National Button Bulletin, March 1947 page 103.

“When shut close, the opposite dies exactly correspond and represent the entire shape of the button. The mould is heated somewhat above the temperature of boiling water, a piece of horn is placed upon each impression in it and the mould is then closed, and then confined within a powerful press or vise. The united action of the heat and of the pressure forces the pieces of horn to take the exact impression of the two halves of the dies and they come out in the form of buttons, plain or embossed, as the case may be, but with an outer edge a little ragged, this roughness is removed by filing, the button held in a lathe.”

“If the horn button thus made is to have no shank, four or five holes are drilled through it by an ingeniously constructed lathe, but if shanks are required, these must be firmly united to the horn. The shanks are made in a curious manner. Brass or iron is wrapped spirally round a steel bar by the rotation of the bar in a lathe. The coil is then slipped off the bar, forced into a somewhat oval form and then cut through its whole length with two disengaged ends.

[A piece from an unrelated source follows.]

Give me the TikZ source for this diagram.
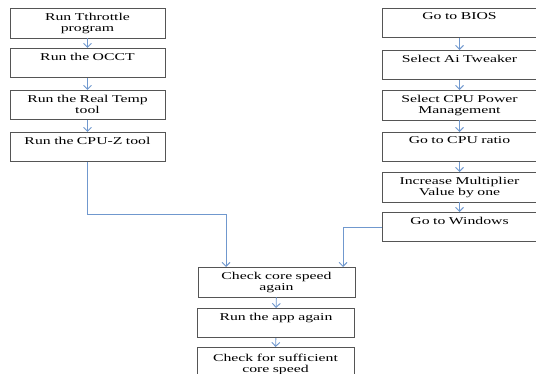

More recently a little machine has been invented, which by the simple turning of the winch, supplies itself with wire from a reel and delivers it cut and bent the proper figure of the shank; each turn of the winch form a shank. Shanks such as these are inserted in the horn by children who, previous to the pressing into the mould, drill a hole into each button piece and insert the shank. The mould has a cavity for receiving the shank and the pressure closes the horn about it so effectually, that it will not come out. Sometimes horn buttons are made plain, and then have a pleasing device made upon them by placing on their surface a thin plate with a pattern cut in it. by rubbing over the plate with emery powder, the horn will become scratched or deadened thru the holes in the plate, but left polished at other parts.”

The prepared horn buttons could be dyed to imitate more expensive materials such as turtle shell. They could be inlaid with decorative materials such as pearlshell whilst still warm and malleable. Even scraps of horn and hood could be used by powdering then heating and compressing. The industry provided a source of extra income from meat processors.

Although they have slipped out of common use, James Grove & Son Limited, established in 1857, continued production until 2012 in the United Kingdom.